## Do this
Reproduce, character for character, the lines below from the first through the one with "GREEN = '#00B050'". Leave pictures out.

## Collected material
○ ○ ○ ○ ○ ○ ○
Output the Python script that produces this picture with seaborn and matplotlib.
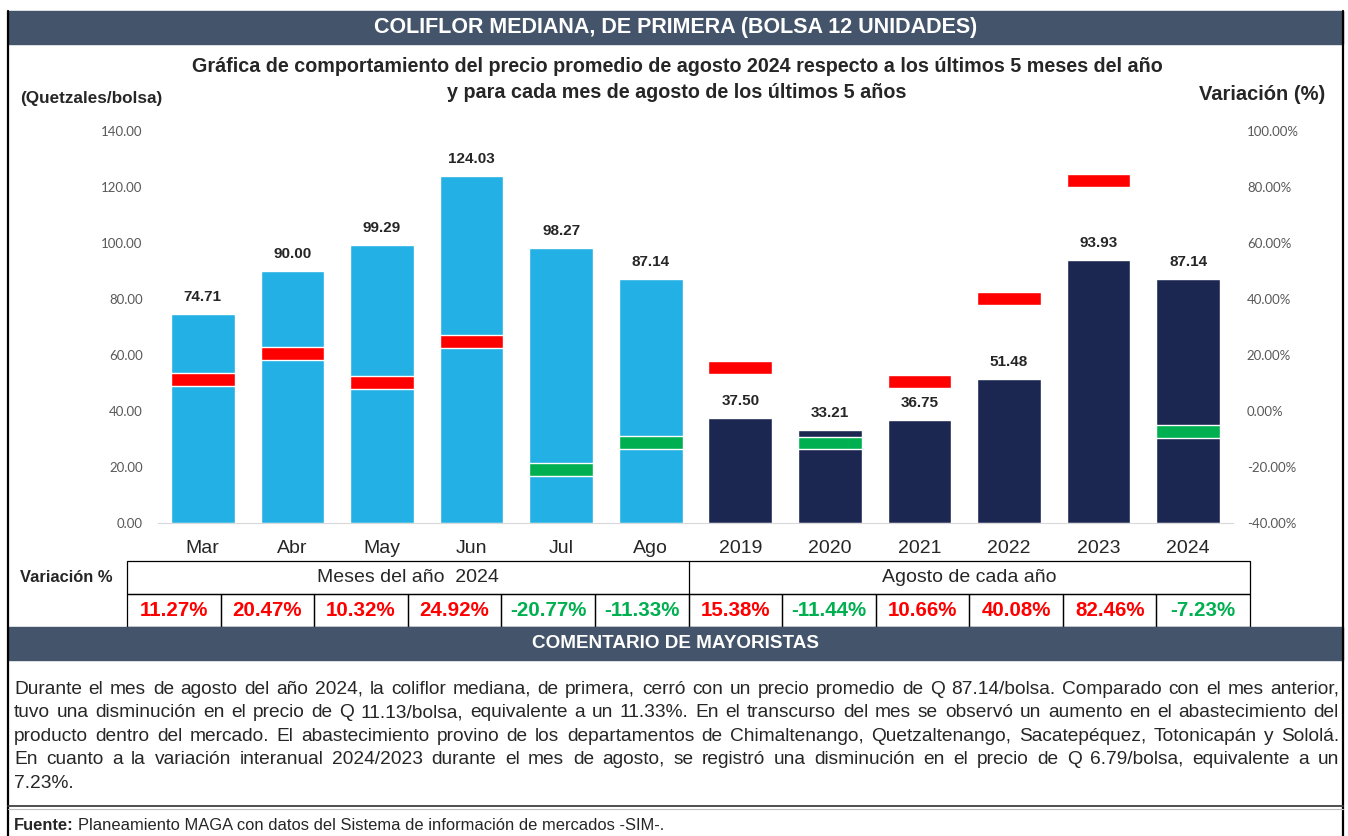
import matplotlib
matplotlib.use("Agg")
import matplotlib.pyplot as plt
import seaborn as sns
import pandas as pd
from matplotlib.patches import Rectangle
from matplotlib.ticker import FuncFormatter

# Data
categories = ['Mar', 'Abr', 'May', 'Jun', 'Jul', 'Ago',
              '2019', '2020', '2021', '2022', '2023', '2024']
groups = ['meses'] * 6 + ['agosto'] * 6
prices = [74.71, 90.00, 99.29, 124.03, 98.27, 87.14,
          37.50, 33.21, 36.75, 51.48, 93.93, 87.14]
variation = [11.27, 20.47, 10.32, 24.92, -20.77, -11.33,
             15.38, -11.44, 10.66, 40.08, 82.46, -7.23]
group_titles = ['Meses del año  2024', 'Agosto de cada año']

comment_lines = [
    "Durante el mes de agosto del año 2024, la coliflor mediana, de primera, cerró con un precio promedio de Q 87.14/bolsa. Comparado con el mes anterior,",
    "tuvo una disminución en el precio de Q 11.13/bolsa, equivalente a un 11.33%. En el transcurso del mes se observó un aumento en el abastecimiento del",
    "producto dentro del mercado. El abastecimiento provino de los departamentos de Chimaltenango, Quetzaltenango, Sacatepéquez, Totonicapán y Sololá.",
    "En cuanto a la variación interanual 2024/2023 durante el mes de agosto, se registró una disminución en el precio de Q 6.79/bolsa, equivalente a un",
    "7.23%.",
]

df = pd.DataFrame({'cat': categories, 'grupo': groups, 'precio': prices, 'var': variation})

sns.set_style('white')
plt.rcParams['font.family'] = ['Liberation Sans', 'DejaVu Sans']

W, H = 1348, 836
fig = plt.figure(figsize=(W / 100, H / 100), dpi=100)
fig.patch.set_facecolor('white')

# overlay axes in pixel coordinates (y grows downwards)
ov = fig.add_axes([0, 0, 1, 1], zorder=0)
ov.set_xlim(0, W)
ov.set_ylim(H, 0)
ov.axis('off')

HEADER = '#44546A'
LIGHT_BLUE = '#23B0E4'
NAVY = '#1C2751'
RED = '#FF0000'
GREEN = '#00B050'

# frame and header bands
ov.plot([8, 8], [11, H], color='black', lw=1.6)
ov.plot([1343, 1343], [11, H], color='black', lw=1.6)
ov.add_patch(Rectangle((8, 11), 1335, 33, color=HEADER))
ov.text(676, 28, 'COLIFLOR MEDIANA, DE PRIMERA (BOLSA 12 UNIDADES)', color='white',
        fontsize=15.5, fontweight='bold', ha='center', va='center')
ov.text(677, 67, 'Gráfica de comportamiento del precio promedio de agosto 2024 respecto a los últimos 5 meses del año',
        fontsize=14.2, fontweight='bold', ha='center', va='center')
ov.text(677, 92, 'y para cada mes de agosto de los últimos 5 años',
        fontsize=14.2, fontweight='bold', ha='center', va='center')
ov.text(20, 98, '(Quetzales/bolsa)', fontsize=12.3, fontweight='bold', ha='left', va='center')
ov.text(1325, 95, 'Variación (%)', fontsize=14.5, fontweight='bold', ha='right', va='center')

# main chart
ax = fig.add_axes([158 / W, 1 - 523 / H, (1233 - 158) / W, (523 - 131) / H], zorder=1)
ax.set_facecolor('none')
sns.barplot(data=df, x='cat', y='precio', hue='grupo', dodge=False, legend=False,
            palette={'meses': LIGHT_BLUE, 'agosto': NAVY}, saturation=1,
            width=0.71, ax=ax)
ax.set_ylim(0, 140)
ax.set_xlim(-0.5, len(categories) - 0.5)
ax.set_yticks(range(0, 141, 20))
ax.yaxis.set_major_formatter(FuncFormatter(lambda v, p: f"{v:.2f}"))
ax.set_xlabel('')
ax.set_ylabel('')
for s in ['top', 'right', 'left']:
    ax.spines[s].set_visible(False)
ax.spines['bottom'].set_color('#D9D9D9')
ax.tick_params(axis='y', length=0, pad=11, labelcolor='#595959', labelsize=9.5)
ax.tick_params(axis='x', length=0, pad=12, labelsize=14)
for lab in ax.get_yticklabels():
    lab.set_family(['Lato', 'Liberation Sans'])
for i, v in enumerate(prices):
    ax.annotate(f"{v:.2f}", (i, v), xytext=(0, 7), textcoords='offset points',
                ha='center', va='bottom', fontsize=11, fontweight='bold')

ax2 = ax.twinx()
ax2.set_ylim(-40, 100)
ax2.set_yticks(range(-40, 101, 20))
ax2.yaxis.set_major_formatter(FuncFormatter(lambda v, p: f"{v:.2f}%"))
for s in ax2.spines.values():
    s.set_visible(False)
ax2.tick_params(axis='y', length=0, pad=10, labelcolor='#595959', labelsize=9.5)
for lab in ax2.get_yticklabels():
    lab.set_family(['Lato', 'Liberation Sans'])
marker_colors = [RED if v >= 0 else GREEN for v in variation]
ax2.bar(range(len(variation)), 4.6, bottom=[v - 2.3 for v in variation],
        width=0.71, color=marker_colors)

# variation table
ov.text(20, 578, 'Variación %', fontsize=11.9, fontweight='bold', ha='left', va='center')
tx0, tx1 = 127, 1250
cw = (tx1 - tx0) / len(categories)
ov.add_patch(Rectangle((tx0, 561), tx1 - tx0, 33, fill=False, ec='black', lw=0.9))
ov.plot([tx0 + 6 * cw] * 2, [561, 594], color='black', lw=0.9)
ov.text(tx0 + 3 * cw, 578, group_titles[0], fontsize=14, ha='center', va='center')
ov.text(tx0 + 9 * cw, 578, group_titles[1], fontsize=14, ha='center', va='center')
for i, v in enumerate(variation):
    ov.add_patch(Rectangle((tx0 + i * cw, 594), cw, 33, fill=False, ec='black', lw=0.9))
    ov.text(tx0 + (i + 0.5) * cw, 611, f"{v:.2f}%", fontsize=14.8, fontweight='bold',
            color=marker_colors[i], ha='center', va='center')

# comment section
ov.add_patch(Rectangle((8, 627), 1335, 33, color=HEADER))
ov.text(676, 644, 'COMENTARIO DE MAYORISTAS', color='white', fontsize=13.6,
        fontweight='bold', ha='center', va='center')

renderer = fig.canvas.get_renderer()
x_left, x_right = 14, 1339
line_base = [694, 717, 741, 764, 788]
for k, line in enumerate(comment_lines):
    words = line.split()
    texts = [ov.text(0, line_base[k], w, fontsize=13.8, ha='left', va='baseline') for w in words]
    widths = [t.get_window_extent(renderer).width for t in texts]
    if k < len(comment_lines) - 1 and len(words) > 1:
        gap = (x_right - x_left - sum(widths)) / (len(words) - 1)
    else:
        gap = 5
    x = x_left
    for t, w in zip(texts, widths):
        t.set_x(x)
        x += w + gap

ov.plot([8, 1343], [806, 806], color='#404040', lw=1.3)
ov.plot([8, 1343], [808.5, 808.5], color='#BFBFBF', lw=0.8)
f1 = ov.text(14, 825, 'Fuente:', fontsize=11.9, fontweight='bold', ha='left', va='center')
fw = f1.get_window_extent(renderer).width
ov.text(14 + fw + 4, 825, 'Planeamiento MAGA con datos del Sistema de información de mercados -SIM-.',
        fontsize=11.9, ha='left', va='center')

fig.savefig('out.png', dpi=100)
○ ○ ○ ○ ○ ○ ○
## Worked answer
Output the Python script that produces this picture with seaborn and matplotlib.
import matplotlib
matplotlib.use("Agg")
import matplotlib.pyplot as plt
import seaborn as sns
import pandas as pd
from matplotlib.patches import Rectangle
from matplotlib.ticker import FuncFormatter

# Data
categories = ['Mar', 'Abr', 'May', 'Jun', 'Jul', 'Ago',
              '2019', '2020', '2021', '2022', '2023', '2024']
groups = ['meses'] * 6 + ['agosto'] * 6
prices = [74.71, 90.00, 99.29, 124.03, 98.27, 87.14,
          37.50, 33.21, 36.75, 51.48, 93.93, 87.14]
variation = [11.27, 20.47, 10.32, 24.92, -20.77, -11.33,
             15.38, -11.44, 10.66, 40.08, 82.46, -7.23]
group_titles = ['Meses del año  2024', 'Agosto de cada año']

comment_lines = [
    "Durante el mes de agosto del año 2024, la coliflor mediana, de primera, cerró con un precio promedio de Q 87.14/bolsa. Comparado con el mes anterior,",
    "tuvo una disminución en el precio de Q 11.13/bolsa, equivalente a un 11.33%. En el transcurso del mes se observó un aumento en el abastecimiento del",
    "producto dentro del mercado. El abastecimiento provino de los departamentos de Chimaltenango, Quetzaltenango, Sacatepéquez, Totonicapán y Sololá.",
    "En cuanto a la variación interanual 2024/2023 durante el mes de agosto, se registró una disminución en el precio de Q 6.79/bolsa, equivalente a un",
    "7.23%.",
]

df = pd.DataFrame({'cat': categories, 'grupo': groups, 'precio': prices, 'var': variation})

sns.set_style('white')
plt.rcParams['font.family'] = ['Liberation Sans', 'DejaVu Sans']

W, H = 1348, 836
fig = plt.figure(figsize=(W / 100, H / 100), dpi=100)
fig.patch.set_facecolor('white')

# overlay axes in pixel coordinates (y grows downwards)
ov = fig.add_axes([0, 0, 1, 1], zorder=0)
ov.set_xlim(0, W)
ov.set_ylim(H, 0)
ov.axis('off')

HEADER = '#44546A'
LIGHT_BLUE = '#23B0E4'
NAVY = '#1C2751'
RED = '#FF0000'
GREEN = '#00B050'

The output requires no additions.